As per the proposed State Bank Amendment Bill 2021, the central bank won’t be responsible for everyday inflation and won’t be changing policy rate to combat the rising commodity prices. This has put the government in a fix as it may resort to draconian price controls for political reasons.

Earlier, the government’s finance czars planned to cut subsidies on commodities and replace them with direct cash transfers under the Ehsaas programme but the unfortunate sugar fiasco left them with little political space to do that.

Now, the federal government has introduced a new policy, the Price Control and Prevention of Profiteering and Hoarding Order 2021, as a desperate measure to freeze commodity prices by effectively enforcing price ceilings.

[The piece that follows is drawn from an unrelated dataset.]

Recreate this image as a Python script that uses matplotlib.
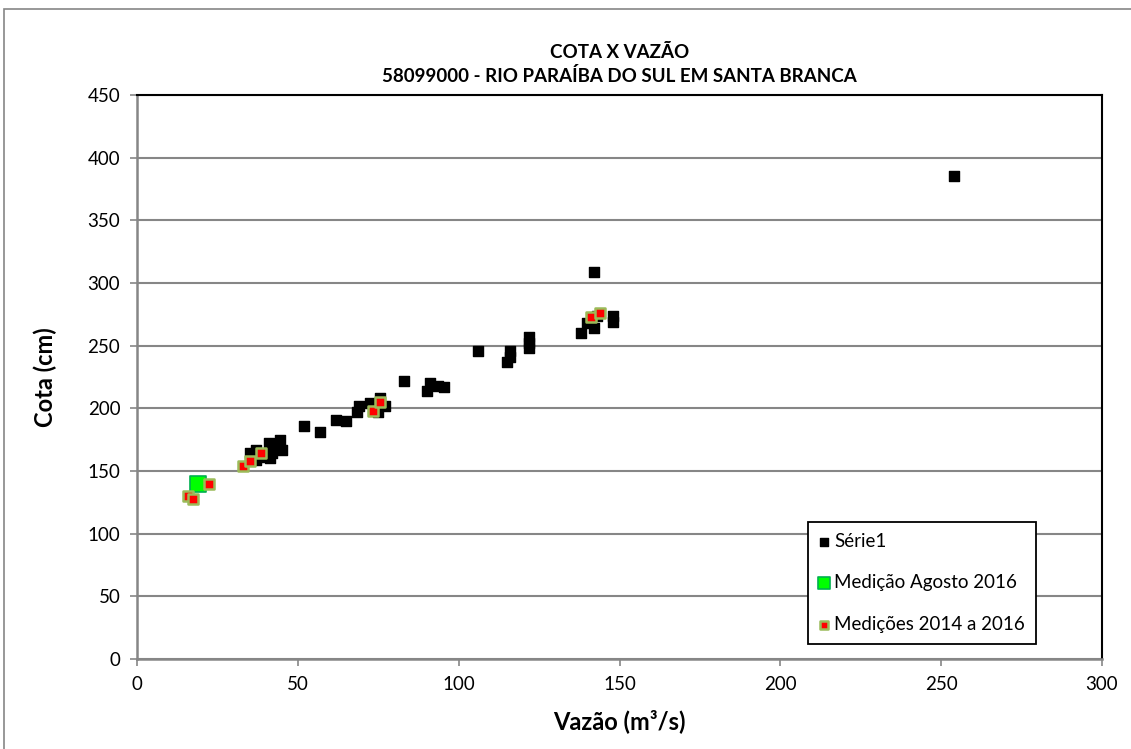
import matplotlib
matplotlib.use("Agg")
import matplotlib.pyplot as plt
from matplotlib.patches import Rectangle

plt.rcParams['font.family'] = ['Lato', 'DejaVu Sans']

# Série1 - curva chave (pontos pretos)
serie1_vazao = [254, 142, 138, 142, 148, 148, 140, 143, 106, 115, 116, 116,
                122, 122, 122, 83, 90, 91, 93.5, 95.5, 52, 57, 62, 65, 68.5,
                69, 72.5, 75.5, 77, 75, 35, 37, 37, 41, 41.5, 44.5, 45, 42,
                42.5, 38]
serie1_cota = [385, 309, 260, 264, 274, 269, 268, 274, 246, 237, 241, 246,
               257, 252, 248, 222, 214, 220, 218, 217, 186, 181, 191, 190, 197,
               202, 204, 208, 202, 197, 164, 167, 159, 172, 160, 175, 167, 164,
               169, 161]

# Medição Agosto 2016
ago_vazao = [19]
ago_cota = [140]

# Medições 2014 a 2016
med_vazao = [16, 17.5, 22.5, 33, 35, 38.5, 73.5, 75.5, 141, 144]
med_cota = [130, 128, 140, 154, 158, 164, 198, 205, 273, 276]

fig = plt.figure(figsize=(11.31, 7.49), dpi=100)
ax = fig.add_axes([137/1131, 1 - 659/749, 965/1131, 564/749])

# moldura externa do grafico
fig.patches.append(Rectangle((4/1131, -0.2), 1.5, 0.988 + 0.2, transform=fig.transFigure,
                             fill=False, edgecolor='#868686', linewidth=1.2))

ax.scatter(serie1_vazao, serie1_cota, marker='s', s=55, color='black',
           label='Série1', zorder=3)
ax.scatter(ago_vazao, ago_cota, marker='s', s=120, facecolor='#00ff00',
           edgecolor='#00b050', linewidths=1.2, label='Medição Agosto 2016', zorder=4)
ax.scatter(med_vazao, med_cota, marker='s', s=55, facecolor='#ff0000',
           edgecolor='#9bbb59', linewidths=1.8, label='Medições 2014 a 2016', zorder=5)

ax.set_xlim(0, 300)
ax.set_ylim(0, 450)
ax.set_xticks(range(0, 301, 50))
ax.set_yticks(range(0, 451, 50))
ax.grid(axis='y', color='#868686', linewidth=1.5)
ax.set_axisbelow(True)

for s in ['left', 'bottom']:
    ax.spines[s].set_color('#868686')
    ax.spines[s].set_linewidth(1.8)
for s in ['top', 'right']:
    ax.spines[s].set_color('black')
    ax.spines[s].set_linewidth(1.5)

ax.tick_params(axis='both', direction='out', length=5, width=1.2, color='#868686',
               labelsize=13.5, pad=7)

ax.set_xlabel('Vazão (m³/s)', fontsize=17, fontweight='bold', labelpad=12)
ax.set_ylabel('Cota (cm)', fontsize=17, fontweight='bold', labelpad=22)
ax.set_title('COTA X VAZÃO\n58099000 - RIO PARAÍBA DO SUL EM SANTA BRANCA',
             fontsize=13.5, fontweight='bold', linespacing=1.45, pad=9)

leg = ax.legend(loc='lower left', bbox_to_anchor=(0.695, 0.027), fontsize=13.5,
                frameon=True, fancybox=False, edgecolor='black', framealpha=1,
                labelspacing=1.3, handlelength=0.5, handletextpad=0.3,
                borderpad=0.6, borderaxespad=0, markerscale=0.75)
leg.get_frame().set_linewidth(1.3)

fig.savefig('out.png', dpi=100)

By giving executive powers to control prices and, hence volumes indirectly, this will lead to new distortions in commodity markets by subsidising consumers at the expense of farmers.

Like the sugar industry, where production is regulated through strict quotas and continuous monitoring of inventory levels, the new policy will now apply to commodities included in Part I of the Schedule, which not only include items such as tea, milk, vegetables, pulses and meat but also materials such as bricks, cement and pesticides.

The rationale behind such controls is the belief of policymakers that capping prices will ensure supply and affordability for all, but this is not how economics work.

Capping prices help consumers, but it offers less incentive to producers and hence leads to suppressed supply, inferior quality and artificial shortages, pushing prices higher ultimately.

By imposing a market structure based on frozen prices, we will see black markets flourish while there will be long queues to buy just one kg of substandard sugar against one’s CNIC from utility stores.

Officials say that the current price spiral makes a case for emergency measures to intervene in commodity markets and that laws to enforce price caps are only a temporary short-term solution.

However, the policy is as vague as it gets and aims to fix prices of commodities using a cost-plus method after conducting consultative meetings with the representatives of key producers.

This means the producers can simply pass high cost of doing business to consumers. These large producers have an incentive to inflate costs by building large warehouses and by employing more staff because they can simply command a higher price while their ‘margins’ remain the same.

So, in the absence of a price discovery mechanism based on bidding, the large producers, who will lobby the government, won’t be punished by market forces for their inefficiencies.

In a nutshell, the new policy is clearly a step back from efforts to liberalise the market over the years and will become part of the problem instead of the solution.

Market prices are a signal of scarcity and hence encourage correction, but price control laws scramble that signal, making it a more serious problem in the long run.

When we talk about inflation hitting our kitchens, the problem is not to take just excessive profit out of the equation, the policymakers need to remove dead weights from supply chains by taking steps such as mandatory crop insurance, interest-free access to credit for small producers and the use of buffer stocks to stabilise volatile commodity prices.

Last but not the least, there is an urgent need to reassess the minimum support price system by looking at its impact on agricultural output and productivity.

The writer is a Cambridge graduate and is working as a strategy consultant

 

 

Published in The Express Tribune, September 6th, 2021.